Pittsburgh Penguins win 2016 Stanley Cup with 3-1 road victory over Sharks in Game 6

June 13, 2016

The San Jose Sharks tied Game 6 midway through the second period, but Pittsburgh's Kris Letang scored 1:19 later to power the Penguins to a 3-1 win and the franchise's fourth Stanley Cup – exactly seven years to the day when they last captured the trophy in 2009.

"We had to go through some really good teams," said Penguins star Sidney Crosby. "Every team we played. New York was playing good down the stretch. Washington obviously, top team. Tampa had us on the brink of elimination. Then obviously San Jose, with the way they play, they're physical, fast. Jones was unbelievable through the whole series. I thought we had a lot of fight. We found a way."

The Penguins became the ninth team in NHL history to capture four or more Stanley Cups (also 1991, 1992 and 2009), and the sixth team in the past nine years to win the Stanley Cup on the road.

Letang factored on all four of Pittsburgh’s game-winning goals during the series, picking up assists on the three prior such tallies. He became the fourth player in NHL history to factor on all four of his team’s game-winning goals during the Stanley Cup Final, joining Milt Schmidt (w/ BOS in 1941), Jean Beliveau (w/ MTL in 1965) and Wayne Gretzky (w/ EDM in 1987).

"They dictated the play," said Sharks coach Peter DeBoer. "They started quicker than us. That's the reason they're holding the Cup."

Letang became the third straight defenseman to score the Stanley Cup-clinching goal – Duncan Keith did so for the Blackhawks in 2015, Alec Martinez did so for the Kings (in 2OT) in 2014.

Matt Murray (18 SV) earned his 15th win of the postseason, tying an NHL rookie record in one playoff year. Murray improved to 6-0 – with a 1.63 goals-against average and .936 save percentage – following a loss this postseason.

Chris Kunitz became the ninth active player to win three Stanley Cups, also doing so with the Ducks in 2007 and Penguins in 2009.

Sidney Crosby, who registered two assists in Game 6 and finished the postseason with 6-13—19, won the Conn Smythe Trophy, awarded to “the most valuable player to his team in the playoffs.” The winner was selected in a vote by a panel of the Professional Hockey Writers Association. Crosby became the 10th player in NHL history – and third Penguin – to win both the Hart Memorial Trophy and Conn Smythe Trophy.

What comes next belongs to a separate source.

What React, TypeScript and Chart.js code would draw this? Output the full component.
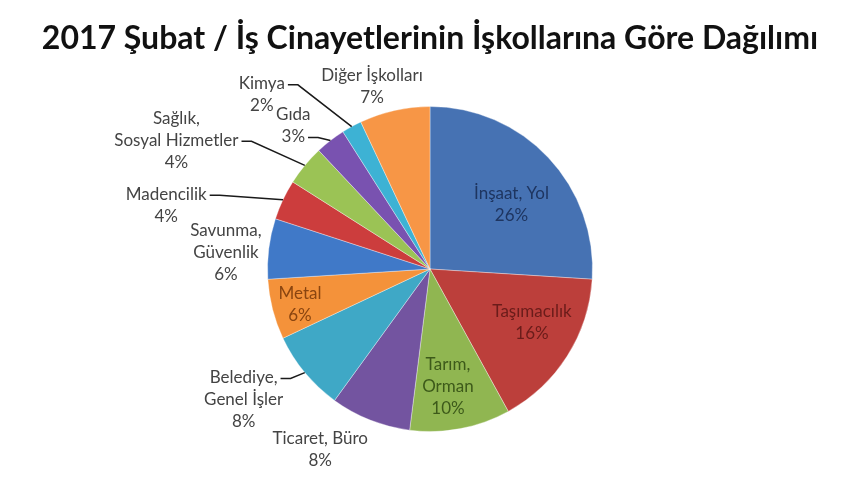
import React, { useEffect, useRef } from "react";
import { Chart, registerables } from "chart.js";

Chart.register(...registerables);

// ---------- data ----------
const titleText = "2017 Şubat / İş Cinayetlerinin İşkollarına Göre Dağılımı";

const categories: string[][] = [
  ["İnşaat, Yol"],
  ["Taşımacılık"],
  ["Tarım,", "Orman"],
  ["Ticaret, Büro"],
  ["Belediye,", "Genel İşler"],
  ["Metal"],
  ["Savunma,", "Güvenlik"],
  ["Madencilik"],
  ["Sağlık,", "Sosyal Hizmetler"],
  ["Gıda"],
  ["Kimya"],
  ["Diğer İşkolları"],
];

const shares: number[] = [26, 16, 10, 8, 8, 6, 6, 4, 4, 3, 2, 7];

const percentLabels: string[] = ["26%", "16%", "10%", "8%", "8%", "6%", "6%", "4%", "4%", "3%", "2%", "7%"];

// ---------- styles ----------
const sliceColors = [
  "#4672B3", "#BC3F3B", "#90B651", "#7354A0", "#3FA8C6", "#F4923A",
  "#4079C8", "#CC3D3D", "#9BC355", "#7952B0", "#3DB2D4", "#F79646",
];
const textColors = [
  "#1E3560", "#6A1C1A", "#3D5A1A", "#444444", "#444444", "#8A4510",
  "#444444", "#444444", "#444444", "#444444", "#444444", "#444444",
];
// label placement relative to each slice: radius factor and angular shift (deg)
const labelRadius = [0.64, 0.71, 0.73, 1.30, 1.40, 0.83, 1.26, 1.67, 1.75, 1.22, 1.49, 1.18];
const labelShift = [4.8, -4.5, 2.1, 9.7, 4.6, -1, -2.7, -11.6, -12.7, -5.8, -15.2, -5];
// which text line carries a leader line (-1: none)
const leaderLine = [-1, -1, -1, -1, 0, -1, -1, 0, 1, 1, 0, -1];

const labelFont = "17px Lato";
const labelLineHeight = 22;

const sliceLabelPlugin = {
  id: "sliceLabels",
  afterDatasetsDraw(chart: any) {
    const meta = chart.getDatasetMeta(0);
    const ctx: CanvasRenderingContext2D = chart.ctx;
    ctx.save();
    ctx.font = labelFont;
    ctx.textAlign = "center";
    ctx.textBaseline = "middle";
    meta.data.forEach((arc: any, i: number) => {
      const { x, y, startAngle, endAngle, outerRadius } = arc.getProps(
        ["x", "y", "startAngle", "endAngle", "outerRadius"],
        true
      );
      const mid = (startAngle + endAngle) / 2;
      const a = mid + (labelShift[i] * Math.PI) / 180;
      const r = outerRadius * labelRadius[i];
      const cx = x + r * Math.cos(a);
      const cy = y + r * Math.sin(a);
      const lines = [...categories[i], percentLabels[i]];
      const n = lines.length;
      ctx.fillStyle = textColors[i];
      lines.forEach((ln, k) => {
        ctx.fillText(ln, cx, cy + (k - (n - 1) / 2) * labelLineHeight);
      });
      const k = leaderLine[i];
      if (k >= 0) {
        const ly = cy + (k - (n - 1) / 2) * labelLineHeight + 1;
        const w = ctx.measureText(lines[k]).width;
        const sx = cx + w / 2 + 3;
        const ex = x + outerRadius * Math.cos(mid);
        const ey = y + outerRadius * Math.sin(mid);
        ctx.strokeStyle = "#1a1a1a";
        ctx.lineWidth = 1.5;
        ctx.beginPath();
        ctx.moveTo(sx, ly);
        ctx.lineTo(sx + 10, ly);
        ctx.lineTo(ex, ey);
        ctx.stroke();
      }
    });
    ctx.restore();
  },
};

export default function App() {
  const canvasRef = useRef<HTMLCanvasElement | null>(null);

  useEffect(() => {
    document.body.style.margin = "0";
    const canvas = canvasRef.current;
    if (!canvas) return;
    const chart = new Chart(canvas, {
      type: "pie",
      data: {
        labels: categories,
        datasets: [
          {
            data: shares,
            backgroundColor: sliceColors,
            borderColor: "rgba(255,255,255,0.35)",
            borderWidth: 1,
            hoverOffset: 0,
          },
        ],
      },
      options: {
        responsive: false,
        animation: false,
        layout: { padding: { top: 0, bottom: 48, left: 0, right: 0 } },
        plugins: {
          legend: { display: false },
          tooltip: { enabled: false },
          title: {
            display: true,
            text: titleText,
            color: "#111111",
            font: { family: "Lato", size: 32, weight: "bold", lineHeight: 1.2 },
            padding: { top: 19, bottom: 48.6 },
          },
        },
      },
      plugins: [sliceLabelPlugin],
    });
    return () => chart.destroy();
  }, []);

  return (
    <div style={{ width: 860, height: 480, background: "#ffffff" }}>
      <canvas ref={canvasRef} width={860} height={480} />
    </div>
  );
}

"I've said all along here through the course of the playoffs, he's deserving of the Conn Smythe," said Penguins coach Mike Sullivan.  "His numbers don't indicate the impact he had on helping this team win, or the impact he had on a game-to-game basis.  He was a great leader for our team. It started by example with his performance and how he played. He's a complete player. He plays at both ends of the rink. He's a great faceoff guy. He kills penalties when we need him to. He plays in all the key situations."

Four other members of the Penguins were part of the team’s 2009 championship: Sidney Crosby, Marc-Andre Fleury, Kris Letang and Evgeni Malkin.

Sullivan, who replaced Mike Johnston behind the Pittsburgh bench Dec. 12, became the sixth head coach in NHL history to win the Stanley Cup after taking over midseason. Sullivan (33-16-5 during the regular season, 16-8 in the playoffs) became the second Pittsburgh head coach to achieve the feat – Dan Bylsma also did so in 2008-09 (18-3-4 during the regular season, 16-8 clip in the playoffs).

"Mike came in and made it pretty clear how he wanted us to play, what he expected from each individual guy," said Crosby of his coach.  "I think guys just welcomed the opportunity, welcomed the challenge, tried to get back on track."

Logan Couture scored San Jose’s lone goal to become the fifth player since 1995 to reach the 30-point milestone within a single postseason (10-20—30).

Sharks goaltender Martin Jones (24 SV) finished the Stanley Cup Final with a 2.27 goals-against average and .932 save percentage. He stopped 68-of-72 shots over the final two games.

"One of the all-time best goaltending performances in a Final probably ever, or right up there anyway," said coach DeBoer of Jones.  "I thought he was sensational every game we played. Gave us a chance to compete and get it to six games."

The NHL aired a tribute video in honor of hockey legend Gordie Howe, who passed away Friday at age 88. The Sharks and Penguins also wore No. 9 decals during pregame warmup.